▶ **Requirements**
Which lines have the string "this"? Copy all of them from the entries below.

[Records with drawing code]
-- -- --

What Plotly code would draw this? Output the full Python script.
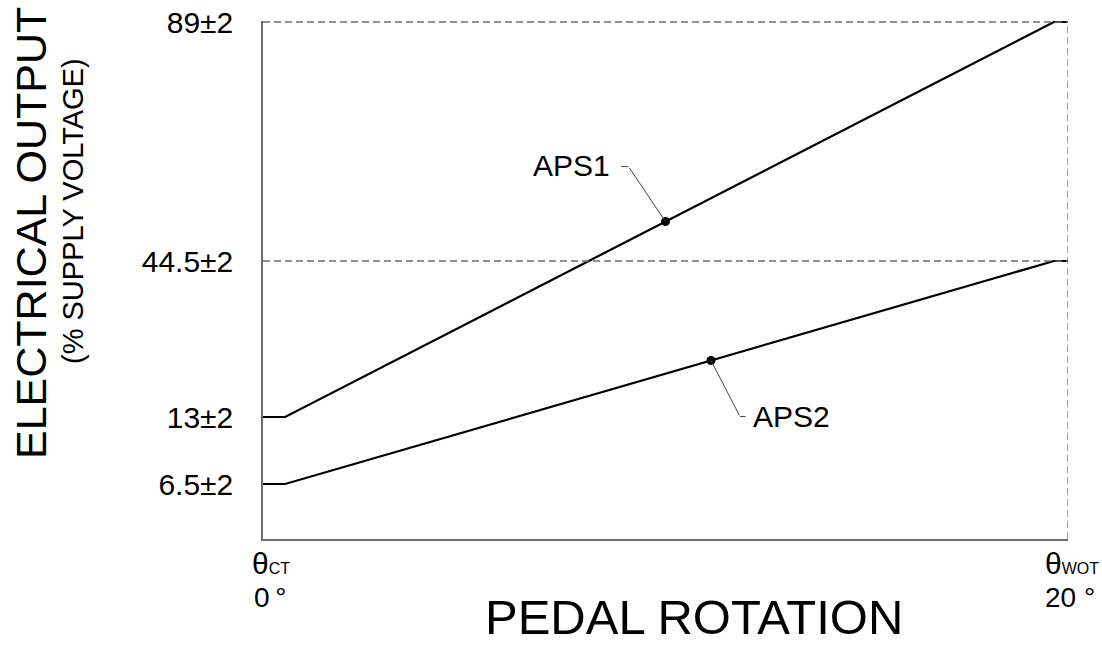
import numpy as np
import plotly.graph_objects as go

# ---------------- data ----------------
levels = [6.5, 13, 44.5, 89]                       # % supply voltage (nominal)
level_labels = ["6.5±2", "13±2", "44.5±2", "89±2"]
angle = [0, 0.55, 19.65, 20]                        # pedal rotation, degrees
aps1 = [13, 13, 89, 89]
aps2 = [6.5, 6.5, 44.5, 44.5]
marker_angle_aps1 = 10.0
marker_angle_aps2 = 11.13

# ---------------- layout constants ----------------
W, H = 1102, 645
ML, MR, MT, MB = 263, 34, 21, 106
PW, PH = W - ML - MR, H - MT - MB
# schematic (non-linear) vertical placement of the nominal levels
LEVEL_DISPLAY = [55, 122, 278, 517]
YR = [0, PH]

FONT = "Liberation Sans, Arial, Helvetica, sans-serif"
GRAY = "#6e6e6e"


def sy(v):
    return np.interp(v, levels, LEVEL_DISPLAY)


def px(x):
    return (x - ML) / PW


def py(y):
    return (H - MB - y) / PH


fig = go.Figure()

for a, s in ((angle, aps1), (angle, aps2)):
    fig.add_trace(go.Scatter(x=a, y=sy(s), mode="lines",
                             line=dict(color="black", width=2.2),
                             hoverinfo="skip", showlegend=False))

m1y = float(np.interp(marker_angle_aps1, angle, sy(aps1)))
m2y = float(np.interp(marker_angle_aps2, angle, sy(aps2)))
fig.add_trace(go.Scatter(x=[marker_angle_aps1, marker_angle_aps2], y=[m1y, m2y],
                         mode="markers", marker=dict(color="black", size=9),
                         hoverinfo="skip", showlegend=False, cliponaxis=False))

dash = "7px,4px"
shapes = [
    dict(type="line", xref="x", yref="y", x0=0, x1=20, y0=sy(89), y1=sy(89),
         line=dict(color=GRAY, width=1.3, dash=dash)),
    dict(type="line", xref="x", yref="y", x0=0, x1=20, y0=sy(44.5), y1=sy(44.5),
         line=dict(color=GRAY, width=1.3, dash=dash)),
    dict(type="line", xref="x", yref="paper", x0=20, x1=20, y0=0, y1=1,
         line=dict(color=GRAY, width=1.3, dash=dash)),
]

ann = []
LC = "#444444"
# APS1 leader
ann.append(dict(x=marker_angle_aps1, y=m1y, xref="x", yref="y", text="",
                showarrow=True, arrowhead=0, arrowwidth=1, arrowcolor=LC,
                ax=-37, ay=-55, standoff=0))
ann.append(dict(x=marker_angle_aps1, y=m1y, xref="x", yref="y", text="",
                showarrow=True, arrowhead=0, arrowwidth=1, arrowcolor=LC,
                ax=-9, ay=0, xshift=-37, yshift=55, standoff=0))
ann.append(dict(x=marker_angle_aps1, y=m1y, xref="x", yref="y", text="APS1",
                showarrow=False, xanchor="right", yanchor="middle",
                xshift=-54, yshift=56, font=dict(size=30, color="black", family=FONT)))
# APS2 leader
ann.append(dict(x=marker_angle_aps2, y=m2y, xref="x", yref="y", text="",
                showarrow=True, arrowhead=0, arrowwidth=1, arrowcolor=LC,
                ax=29, ay=56, standoff=0))
ann.append(dict(x=marker_angle_aps2, y=m2y, xref="x", yref="y", text="",
                showarrow=True, arrowhead=0, arrowwidth=1, arrowcolor=LC,
                ax=7, ay=0, xshift=29, yshift=-56, standoff=0))
ann.append(dict(x=marker_angle_aps2, y=m2y, xref="x", yref="y", text="APS2",
                showarrow=False, xanchor="left", yanchor="middle",
                xshift=40, yshift=-56, font=dict(size=30, color="black", family=FONT)))

# axis titles
ann.append(dict(x=px(31), y=py(233), xref="paper", yref="paper", text="ELECTRICAL OUTPUT",
                textangle=-90, showarrow=False, xanchor="center", yanchor="middle",
                font=dict(size=43, color="black", family=FONT)))
ann.append(dict(x=px(73), y=py(211), xref="paper", yref="paper", text="(% SUPPLY VOLTAGE)",
                textangle=-90, showarrow=False, xanchor="center", yanchor="middle",
                font=dict(size=29, color="black", family=FONT)))
ann.append(dict(x=px(694), y=py(617), xref="paper", yref="paper", text="PEDAL ROTATION",
                showarrow=False, xanchor="center", yanchor="middle",
                font=dict(size=49, color="black", family=FONT)))

# x-end labels
ann.append(dict(x=px(250), y=py(563), xref="paper", yref="paper",
                text="θ<span style='font-size:16px'>CT</span>",
                showarrow=False, xanchor="left", yanchor="middle",
                font=dict(size=30, color="black", family=FONT)))
ann.append(dict(x=px(252), y=py(597), xref="paper", yref="paper", text="0\u2009°",
                showarrow=False, xanchor="left", yanchor="middle",
                font=dict(size=28, color="black", family=FONT)))
ann.append(dict(x=px(1101), y=py(563), xref="paper", yref="paper",
                text="θ<span style='font-size:16px'>WOT</span>",
                showarrow=False, xanchor="right", yanchor="middle",
                font=dict(size=30, color="black", family=FONT)))
ann.append(dict(x=px(1097), y=py(597), xref="paper", yref="paper", text="20 °",
                showarrow=False, xanchor="right", yanchor="middle",
                font=dict(size=28, color="black", family=FONT)))

fig.update_layout(
    width=W, height=H,
    margin=dict(l=ML, r=MR, t=MT, b=MB, pad=0, autoexpand=False),
    paper_bgcolor="white", plot_bgcolor="white",
    shapes=shapes, annotations=ann,
    xaxis=dict(range=[0, 20], showgrid=False, zeroline=False, showticklabels=False,
               ticks="", showline=True, linecolor=GRAY, linewidth=1.5, fixedrange=True,
               automargin=False),
    yaxis=dict(range=YR, showgrid=False, zeroline=False,
               tickvals=list(sy(levels)), ticktext=level_labels,
               tickfont=dict(size=30, color="black", family=FONT),
               ticks="", ticklabelstandoff=22, automargin=False,
               showline=True, linecolor=GRAY, linewidth=1.5, fixedrange=True),
    font=dict(family=FONT, color="black"),
)

fig.write_html(
    "out.html",
    config={"displayModeBar": False},
    post_script="document.body.style.margin='0px';document.body.style.padding='0px';"
                "document.body.style.overflow='hidden';",
)
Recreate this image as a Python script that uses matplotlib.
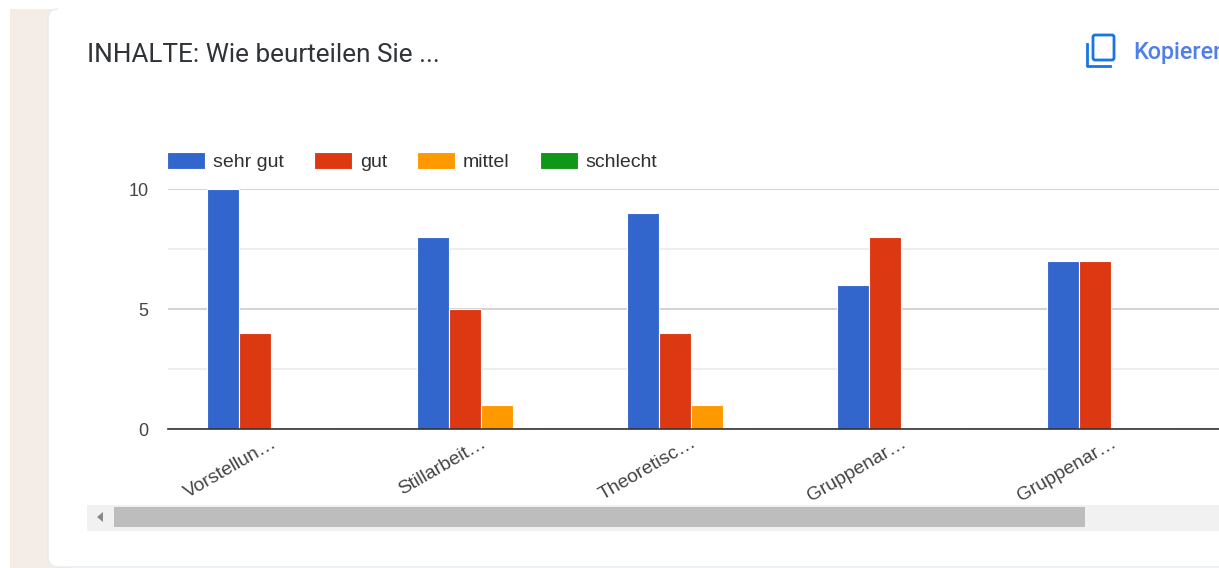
import numpy as np
import matplotlib.pyplot as plt
from matplotlib.patches import FancyBboxPatch, Polygon, Rectangle

plt.rcParams["font.family"] = ["Liberation Sans", "DejaVu Sans"]

W, H = 1219, 568

title = "INHALTE: Wie beurteilen Sie ..."
copy_label = "Kopieren"
categories = ["Vorstellun…", "Stillarbeit…", "Theoretisc…", "Gruppenar…", "Gruppenar…"]
series_names = ["sehr gut", "gut", "mittel", "schlecht"]
sehr_gut = [10, 8, 9, 6, 7]
gut = [4, 5, 4, 8, 7]
mittel = [0, 1, 1, 0, 0]
schlecht = [0, 0, 0, 0, 0]
major_ticks = [0, 5, 10]
minor_ticks = [2.5, 7.5]
COLORS = ["#3366cc", "#dc3912", "#ff9900", "#109618"]

fig = plt.figure(figsize=(W / 100, H / 100), dpi=100, facecolor="white")

# page background, card and scrollbar, laid out in pixels
bg = fig.add_axes([0, 0, 1, 1])
bg.set_xlim(0, W)
bg.set_ylim(H, 0)
bg.axis("off")
bg.add_patch(Rectangle((10, 9), 60, H - 9, fc="#f4ece6", ec="none"))
bg.add_patch(
    FancyBboxPatch((48, 9), W + 40, H - 10, boxstyle="round,pad=0,rounding_size=10", fc="white", ec="#e8eaee", lw=1.0)
)
# the card's top edge does not show in the screenshot
bg.add_patch(Rectangle((58, 6), W, 6, fc="white", ec="none"))
bg.add_patch(Rectangle((87, 505), W - 87, 26, fc="#f1f1f1", ec="none"))
bg.add_patch(Rectangle((114, 507), 971, 20, fc="#bdbdbd", ec="none"))
bg.add_patch(Polygon([[103, 512], [103, 522], [97, 517]], fc="#8a8a8a", ec="none"))
bg.text(87, 55, title, fontsize=18.8, family="Roboto", color="#303438", va="center", ha="left")

# copy icon and link, cut off by the right edge as in the screenshot
bg.add_patch(
    FancyBboxPatch((1093, 35), 21, 25, boxstyle="round,pad=0,rounding_size=2", fc="none", ec="#1a73e8", lw=2.0)
)
bg.plot([1087, 1087, 1110], [44, 66, 66], color="#1a73e8", lw=2.0, solid_joinstyle="round")
bg.text(1133, 52, copy_label, fontsize=16.8, family="Roboto", weight="medium", color="#4f7fe8", va="center", ha="left")

ax = fig.add_axes([168 / W, 1 - 429 / H, (W - 168) / W, 240 / H])
ax.patch.set_alpha(0)

x = np.arange(len(categories))
bar_w = 32 / 210
for i, (name, vals) in enumerate(zip(series_names, [sehr_gut, gut, mittel, schlecht])):
    ax.bar(x + (i - 1.5) * bar_w, vals, width=bar_w, color=COLORS[i], edgecolor="white", linewidth=0.8, label=name, zorder=3)

ax.set_xlim(-103 / 210, (W - 271) / 210)
ax.set_ylim(0, 10)
ax.set_yticks(major_ticks)
ax.set_yticks(minor_ticks, minor=True)
ax.set_xticks(x)
ax.set_xticklabels(categories, rotation=30, ha="right", rotation_mode="anchor", fontsize=13.9, color="#444444")
ax.tick_params(axis="x", length=0, pad=4)
ax.tick_params(axis="y", which="both", length=0, pad=14, labelsize=13, labelcolor="#444444")
ax.grid(axis="y", which="major", color="#cccccc", lw=1.2, zorder=1)
ax.grid(axis="y", which="minor", color="#ebebeb", lw=1.2, zorder=1)
for s in ["top", "right", "left"]:
    ax.spines[s].set_visible(False)
ax.spines["bottom"].set_color("#333333")
ax.spines["bottom"].set_linewidth(1.2)
ax.spines["bottom"].set_zorder(4)

handles, labels = ax.get_legend_handles_labels()
fs = 14
fs_px = fs * 100 / 72
ax.legend(
    handles,
    labels,
    ncol=4,
    frameon=False,
    loc="lower left",
    bbox_to_anchor=(-1 / (W - 168), 1 + 18 / 240),
    borderpad=0,
    borderaxespad=0,
    fontsize=fs,
    labelcolor="#303030",
    handlelength=38 / fs_px,
    handleheight=19 / fs_px,
    handletextpad=8 / fs_px,
    columnspacing=30 / fs_px,
)

fig.savefig("out.png", dpi=100)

-- -- --

▶ **The response**
What Plotly code would draw this? Output the full Python script.
Recreate this image as a Python script that uses matplotlib.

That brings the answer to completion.